Culture
Little boxes (not) all the same
Dans une belle bà¢tisse casablancaise des années 1940 se niche désormais le Musée Abderrahmane Slaoui, qui offre au promeneur un éventail éblouissant d’objets d’art. Visite aléatoire.

«Little boxes, on the hillside…» Amateurs de Weeds, vous n’en pourrez plus d’entonner l’entêtante chanson du générique de la série américaine après avoir contemplé les merveilleux, les malicieux bibelots qui jaillissent d’ici. Surtout ces petites boîtes, «très étroites, toutes vertes, toutes violettes, très coquettes» – car Little boxes a été finement reprise en français par un certain Graëme Allwright -, qui ornent plusieurs vitrines et font pousser des cris d’émerveillement aux visiteurs : «Quelles belles couleurs ! Tellement tendres, tellement poétiques ! Ce verre serti d’argent, de petites perles. Tout ça me fait retomber en enfance, ça me redonne subitement envie d’être une princesse !», se pâme Samia, une gracieuse étudiante de 23 ans. Même les garçons sont fan : «J’adore, ces petits coffrets me rappellent ma vieille boîte à rouler du tabac, en argent gravé, que j’utilisais quand, étudiant en France, je ne savais pas encore rouler des cigarettes», se souvient Imad, 37 ans, logisticien de son état. Et de s’exclamer : «Je suis très surpris par ces boîtes. On les regarde et on se demande d’où elles viennent. Elles racontent toutes une histoire. On se demande aussi comment le collectionneur a pu en trouver autant ! En dénicher une, ça n’a déjà pas dû être facile».
La réponse au mystère des boîtes en cristal de Bohême – et des autres objets – est dans la brochure posée à l’entrée du musée : «Souvent, lorsque l’homme d’affaires et industriel Abderrahmane Slaoui entamait une collection, il s’y plongeait entièrement avant de passer à la suivante. Amoureux de certaines pièces rares, il n’hésitait pas à parcourir des kilomètres pour les rencontrer.
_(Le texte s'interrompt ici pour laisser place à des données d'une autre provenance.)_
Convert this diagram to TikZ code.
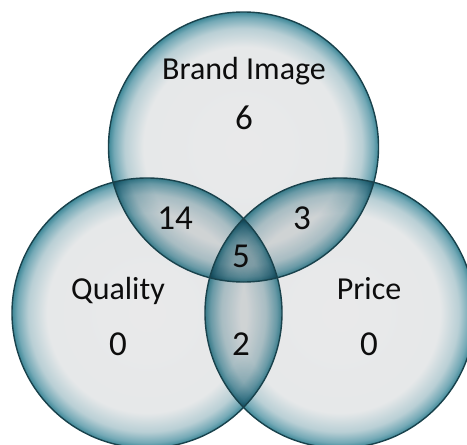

La quête devenait à la fois idée fixe et enchantement». Une quête qui mène partout le Marco Polo contemporain (1919-2001) et donne lieu à de surprenantes compilations : enluminures, miniatures, brosses et broches européennes du début du XXe siècle, bijoux berbères anciens, vieilles et authentiques affiches de l’ère coloniale, majestueux meubles syriens… Le tout agencé, délicatement décliné en séquences imaginées par le scénographe Philippe Délis : «Chine», «Mer et poissons», «L’invitation au voyage», «ode à la féminité», il y a, là-dedans, à voir et à songer.
Un cabinet de curiosités au cœur de Casablanca
Cette plongée dans les lointains périples de Abderrahmane Slaoui, on la doit à sa famille, qui, pour rendre hommage à l’esthète, a déjà créé une fondation éponyme en 1997. «C’est ce que mon père souhaitait le plus ardemment : au lieu de cacher jalousement ses trésors, les montrer au contraire, en faire profiter le public, participer, à travers ses collections, à la connaissance du patrimoine culturel et historique du Maroc et plus généralement du monde arabo-musulman», affirme Malika Slaoui, émue lorsqu’elle évoque ses promenades avec son père : «Quand j’étais toute petite, il m’emmenait très souvent chez les antiquaires ou dans les marchés aux puces. Je le voyais prendre un plaisir infini à farfouiller dans ces mines d’or, à dénicher de beaux objets». C’est peut-être pour cela qu’elle a tenu à ouvrir grand la porte du musée aux enfants : «Un de nos objectifs majeurs est de faire visiter le musée au plus grand nombre d’écoliers possible», promet Mme Slaoui, qui a déjà entamé sa mission de sensibilisation à l’art auprès de dizaines de classes d’écoles primaires et de collèges, publics et privés. «Pour les visites scolaires, nous travaillons étroitement avec l’Institut français. Quant au ministère de la culture, il n’a, hélas, même pas daigné dépêcher un représentant pour assister à l’inauguration à laquelle nous l’avons convié».
Musée de la Fondation Abderrahmane Slaoui, 12 rue du Parc, Casablanca.
Ouvert du mardi au samedi de 10h à 18h. Plein tarif : 30 DH. Tarif étudiants et enfants de plus de 12 ans : 10 DH. Gratuit pour les enfants de moins de 12 ans.